Stated exercise
Exactly the lines from the one containing "Clone this chart" through the one containing "const thresholds = ['0.0001', '0.001', '0.01', '0.1', '0.2'];" are to be returned, please, without any pictures.

The records
* * * *

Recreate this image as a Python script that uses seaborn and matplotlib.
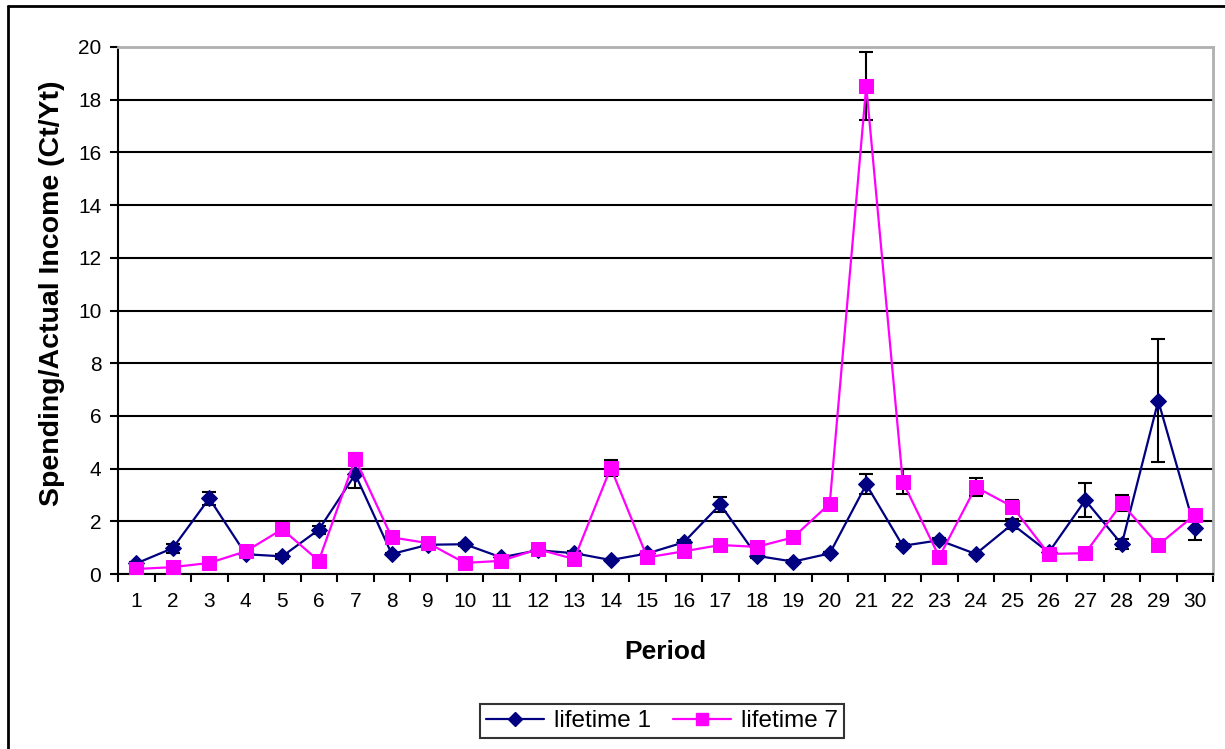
import matplotlib
matplotlib.use("Agg")
import matplotlib.pyplot as plt
from matplotlib.lines import Line2D
import numpy as np
import pandas as pd
import seaborn as sns

periods = list(range(1, 31))

lifetime1 = [0.40, 0.98, 2.87, 0.75, 0.67, 1.68, 3.78, 0.76, 1.11, 1.13,
             0.63, 0.90, 0.79, 0.53, 0.78, 1.20, 2.64, 0.69, 0.47, 0.78,
             3.40, 1.07, 1.28, 0.76, 1.89, 0.82, 2.80, 1.13, 6.57, 1.73]
lifetime1_err = [0.05, 0.17, 0.25, 0.08, 0.10, 0.15, 0.50, 0.05, 0.05, 0.05,
                 0.05, 0.05, 0.08, 0.05, 0.06, 0.10, 0.30, 0.10, 0.05, 0.06,
                 0.38, 0.05, 0.08, 0.05, 0.20, 0.05, 0.64, 0.20, 2.33, 0.45]

lifetime7 = [0.19, 0.26, 0.42, 0.86, 1.70, 0.50, 4.37, 1.39, 1.17, 0.42,
             0.50, 0.94, 0.57, 4.03, 0.63, 0.86, 1.10, 1.03, 1.39, 2.67,
             18.52, 3.50, 0.65, 3.30, 2.56, 0.76, 0.79, 2.68, 1.10, 2.24]
lifetime7_err = [0.05, 0.05, 0.05, 0.08, 0.18, 0.05, 0.23, 0.06, 0.05, 0.05,
                 0.05, 0.05, 0.07, 0.30, 0.07, 0.08, 0.05, 0.05, 0.05, 0.10,
                 1.28, 0.48, 0.05, 0.33, 0.25, 0.05, 0.07, 0.30, 0.05, 0.10]

series_names = ["lifetime 1", "lifetime 7"]
colors = ["#000080", "#FF00FF"]
markers = ["D", "s"]
msizes = [8.5, 9.5]

df = pd.DataFrame({
    "Period": periods * 2,
    "value": lifetime1 + lifetime7,
    "err": lifetime1_err + lifetime7_err,
    "series": [series_names[0]] * 30 + [series_names[1]] * 30,
})

sns.set_theme(style="white")
plt.rcParams["font.family"] = ["Liberation Sans", "DejaVu Sans"]
plt.rcParams["text.color"] = "black"
plt.rcParams["axes.labelcolor"] = "black"
plt.rcParams["xtick.color"] = "black"
plt.rcParams["ytick.color"] = "black"

fig = plt.figure(figsize=(12.25, 7.49), dpi=100)
ax = fig.add_axes([118 / 1225, 1 - 574 / 749, (1213 - 118) / 1225, (574 - 47) / 749])

for i, name in enumerate(series_names):
    sub = df[df["series"] == name]
    ax.errorbar(sub["Period"], sub["value"], yerr=sub["err"], fmt="none",
                ecolor="black", elinewidth=1.5, capsize=5, capthick=1.5,
                zorder=3 + 2 * i)
    sns.lineplot(data=sub, x="Period", y="value", ax=ax, color=colors[i],
                 marker=markers[i], markersize=msizes[i], markeredgecolor=colors[i],
                 linewidth=1.6, legend=False, zorder=4 + 2 * i)

ax.set_xlim(0.5, 30.5)
ax.set_ylim(0, 20)
ax.set_yticks(np.arange(0, 21, 2))
ax.set_xticks(periods)
ax.set_xticklabels([str(p) for p in periods], fontsize=15)
ax.set_xticks(np.arange(0.5, 31, 1), minor=True)
ax.tick_params(axis="x", which="major", length=0, pad=13)
ax.tick_params(axis="x", which="minor", length=6, width=1.5, color="black", direction="out", bottom=True)
ax.tick_params(axis="y", which="major", length=6, width=1.5, color="black", direction="out",
               left=True, labelsize=15, pad=6)
ax.yaxis.grid(True, color="black", linewidth=1.5)
ax.xaxis.grid(False)
ax.set_axisbelow(True)

for side in ["left", "bottom"]:
    ax.spines[side].set_color("black")
    ax.spines[side].set_linewidth(1.5)
for side in ["top", "right"]:
    ax.spines[side].set_color("#B0B0B0")
    ax.spines[side].set_linewidth(2)

ax.set_xlabel("Period", fontsize=19, fontweight="bold", labelpad=21)
ax.set_ylabel("Spending/Actual Income (Ct/Yt)", fontsize=20.5, fontweight="bold", labelpad=9)
ax.yaxis.label.set_y(0.532)

handles = [Line2D([], [], color=colors[i], marker=markers[i], markersize=msizes[i] - 1.5,
                  markeredgecolor=colors[i], linewidth=1.6) for i in range(2)]
leg = fig.legend(handles, series_names, loc="center", bbox_to_anchor=(662 / 1225, 1 - 721 / 749),
                 ncol=2, frameon=True, fancybox=False, fontsize=17.5, handlelength=2.4,
                 columnspacing=0.9, handletextpad=0.4, borderpad=0.25, borderaxespad=0)
leg.get_frame().set_edgecolor("black")
leg.get_frame().set_linewidth(1.5)

# outer chart frame
fig.add_artist(Line2D([8 / 1225, 1.0], [1 - 6 / 749, 1 - 6 / 749], color="black", linewidth=2,
                      transform=fig.transFigure))
fig.add_artist(Line2D([8 / 1225, 8 / 1225], [0, 1 - 6 / 749], color="black", linewidth=2,
                      transform=fig.transFigure))

fig.savefig("out.png", dpi=100, facecolor="white")
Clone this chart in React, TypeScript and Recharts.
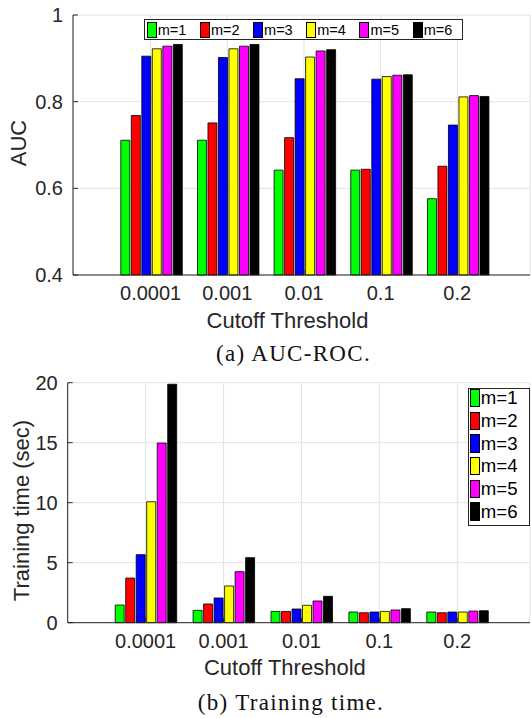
import React from 'react';
import { BarChart, Bar, XAxis, YAxis, CartesianGrid } from 'recharts';

// Cutoff thresholds on the horizontal axis
const thresholds = ['0.0001', '0.001', '0.01', '0.1', '0.2'];

// Number of components m, one series per value
const seriesKeys = ['m1', 'm2', 'm3', 'm4', 'm5', 'm6'];
const seriesNames = ['m=1', 'm=2', 'm=3', 'm=4', 'm=5', 'm=6'];
const seriesColors = ['#00ff00', '#ff0000', '#0000ff', '#ffff00', '#ff00ff', '#000000'];

// AUC-ROC per threshold
const aucM1 = [0.711, 0.711, 0.642, 0.642, 0.576];
const aucM2 = [0.768, 0.751, 0.717, 0.644, 0.651];
const aucM3 = [0.905, 0.902, 0.853, 0.852, 0.746];
const aucM4 = [0.922, 0.922, 0.903, 0.858, 0.811];
const aucM5 = [0.928, 0.928, 0.917, 0.861, 0.814];
const aucM6 = [0.932, 0.932, 0.92, 0.862, 0.812];

// Training time (sec) per threshold
const timeM1 = [1.47, 1.03, 0.94, 0.89, 0.89];
const timeM2 = [3.72, 1.56, 0.94, 0.83, 0.83];
const timeM3 = [5.67, 2.06, 1.14, 0.89, 0.89];
const timeM4 = [10.08, 3.06, 1.45, 0.94, 0.89];
const timeM5 = [14.97, 4.25, 1.81, 1.06, 0.97];
const timeM6 = [19.87, 5.42, 2.2, 1.17, 1.0];

const aucTicks = [0.4, 0.6, 0.8, 1];
const timeTicks = [0, 5, 10, 15, 20];

const SANS = '"Liberation Sans", Arial, Helvetica, sans-serif';
const SERIF = '"Liberation Serif", "Times New Roman", serif';
const AXIS = '#262626';
const GRID = '#e3e3e3';

function buildRows(series: number[][]) {
  return thresholds.map((t, i) => {
    const row: Record<string, string | number> = { threshold: t };
    series.forEach((s, k) => {
      row[seriesKeys[k]] = s[i];
    });
    return row;
  });
}

const aucRows = buildRows([aucM1, aucM2, aucM3, aucM4, aucM5, aucM6]);
const timeRows = buildRows([timeM1, timeM2, timeM3, timeM4, timeM5, timeM6]);

const tickStyle = { fill: AXIS, fontSize: 20, fontFamily: SANS };

const xTitle = (dx: number, dy: number) => (props: any) => {
  const vb = props.viewBox || {};
  return (
    <text
      x={vb.x + vb.width / 2 + dx}
      y={vb.y + dy}
      dy="0.36em"
      textAnchor="middle"
      fill={AXIS}
      fontSize={22}
      fontFamily={SANS}
    >
      Cutoff Threshold
    </text>
  );
};

const yTitle = (text: string, x: number, y: number) => () => (
  <text
    x={x}
    y={y}
    dy="0.36em"
    textAnchor="middle"
    transform={`rotate(-90 ${x} ${y})`}
    fill={AXIS}
    fontSize={22}
    fontFamily={SANS}
  >
    {text}
  </text>
);

const Swatch = ({ color, w, h }: { color: string; w: number; h: number }) => (
  <span
    style={{
      display: 'inline-block',
      width: w,
      height: h,
      background: color,
      border: '1px solid #000',
      boxSizing: 'border-box',
      flex: 'none',
    }}
  />
);

// Series key laid out in one row
const RowKey = ({ left, top }: { left: number; top: number }) => (
  <div
    style={{
      position: 'absolute',
      left,
      top,
      width: 319,
      height: 21,
      border: `1px solid ${AXIS}`,
      background: '#fff',
      boxSizing: 'border-box',
      display: 'flex',
      alignItems: 'center',
      paddingLeft: 1.4,
    }}
  >
    {seriesNames.map((n, i) => (
      <div key={n} style={{ width: 53.2, display: 'flex', alignItems: 'center', flex: 'none' }}>
        <Swatch color={seriesColors[i]} w={10} h={16} />
        <span style={{ fontSize: 14.5, marginLeft: 1, fontFamily: SANS, color: '#000', lineHeight: '16px' }}>{n}</span>
      </div>
    ))}
  </div>
);

// Series key laid out in one column
const ColumnKey = ({ left, top }: { left: number; top: number }) => (
  <div
    style={{
      position: 'absolute',
      left,
      top,
      width: 62,
      height: 138.3,
      border: `1px solid ${AXIS}`,
      background: '#fff',
      boxSizing: 'border-box',
      paddingLeft: 0.7,
    }}
  >
    {seriesNames.map((n, i) => (
      <div key={n} style={{ height: 22.7, display: 'flex', alignItems: 'flex-start' }}>
        <div style={{ display: 'flex', alignItems: 'center', marginTop: 0.3, height: 18.3 }}>
          <Swatch color={seriesColors[i]} w={10.3} h={18.3} />
          <span style={{ fontSize: 18.6, marginLeft: 0.5, fontFamily: SANS, color: '#000', lineHeight: '18px' }}>{n}</span>
        </div>
      </div>
    ))}
  </div>
);

const bars = () =>
  seriesKeys.map((k, i) => (
    <Bar
      key={k}
      dataKey={k}
      name={seriesNames[i]}
      fill={seriesColors[i]}
      stroke="#000"
      strokeWidth={0.8}
      isAnimationActive={false}
    />
  ));

const captionStyle: React.CSSProperties = {
  position: 'absolute',
  width: 300,
  textAlign: 'center',
  fontFamily: SERIF,
  fontSize: 23,
  lineHeight: '23px',
  letterSpacing: 1.3,
  color: '#111',
  whiteSpace: 'nowrap',
};

export default function App() {
  return (
    <div style={{ position: 'absolute', left: 0, top: 0, width: 531, height: 718, background: '#fff' }}>
      {/* AUC-ROC */}
      <div style={{ position: 'absolute', left: 0, top: 0, width: 531, height: 335 }}>
        <BarChart
          width={531}
          height={335}
          data={aucRows}
          margin={{ top: 15, right: 1, bottom: 0, left: 0 }}
          barCategoryGap={8.5}
          barGap={1.5}
        >
          <CartesianGrid stroke={GRID} />
          <XAxis
            dataKey="threshold"
            height={60}
            padding={{ left: 39.3, right: 34.4 }}
            tick={tickStyle}
            tickSize={-5}
            tickMargin={16}
            stroke={AXIS}
            interval={0}
            label={{ content: xTitle(-14, 45) }}
          />
          <XAxis
            xAxisId="top"
            dataKey="threshold"
            orientation="top"
            height={0}
            padding={{ left: 39.3, right: 34.4 }}
            tick={false}
            tickSize={-5}
            stroke={AXIS}
            interval={0}
          />
          <YAxis
            width={73}
            domain={[0.4, 1]}
            ticks={aucTicks}
            tick={tickStyle}
            tickSize={-5}
            tickMargin={15}
            stroke={AXIS}
            tickFormatter={(v: number) => String(v)}
            label={{ content: yTitle('AUC', 18.5, 143) }}
          />
          <YAxis
            yAxisId="right"
            orientation="right"
            width={0}
            domain={[0.4, 1]}
            ticks={aucTicks}
            tick={false}
            tickSize={-5}
            stroke={AXIS}
          />
          {bars()}
        </BarChart>
      </div>
      <RowKey left={144.3} top={19.3} />
      <div style={{ ...captionStyle, left: 143.5, top: 341.5 }}>(a) AUC-ROC.</div>

      {/* Training time */}
      <div style={{ position: 'absolute', left: 0, top: 360, width: 531, height: 320 }}>
        <BarChart
          width={531}
          height={320}
          data={timeRows}
          margin={{ top: 22.7, right: 1, bottom: 0, left: 0 }}
          barCategoryGap={8.5}
          barGap={1.5}
        >
          <CartesianGrid stroke={GRID} />
          <XAxis
            dataKey="threshold"
            height={57.3}
            padding={{ left: 39, right: 33.8 }}
            tick={tickStyle}
            tickSize={-5}
            tickMargin={16}
            stroke={AXIS}
            interval={0}
            label={{ content: xTitle(-14, 44) }}
          />
          <XAxis
            xAxisId="top"
            dataKey="threshold"
            orientation="top"
            height={0}
            padding={{ left: 39, right: 33.8 }}
            tick={false}
            tickSize={-5}
            stroke={AXIS}
            interval={0}
          />
          <YAxis
            width={67.7}
            domain={[0, 20]}
            ticks={timeTicks}
            tick={tickStyle}
            tickSize={-5}
            tickMargin={15}
            stroke={AXIS}
            label={{ content: yTitle('Training time (sec)', 21, 150.5) }}
          />
          <YAxis
            yAxisId="right"
            orientation="right"
            width={0}
            domain={[0, 20]}
            ticks={timeTicks}
            tick={false}
            tickSize={-5}
            stroke={AXIS}
          />
          {bars()}
        </BarChart>
      </div>
      <ColumnKey left={468.3} top={387.7} />
      <div style={{ ...captionStyle, left: 141, top: 690.5 }}>(b) Training time.</div>
    </div>
  );
}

* * * *

Complete response
Clone this chart in React, TypeScript and Recharts.
import React from 'react';
import { BarChart, Bar, XAxis, YAxis, CartesianGrid } from 'recharts';

// Cutoff thresholds on the horizontal axis
const thresholds = ['0.0001', '0.001', '0.01', '0.1', '0.2'];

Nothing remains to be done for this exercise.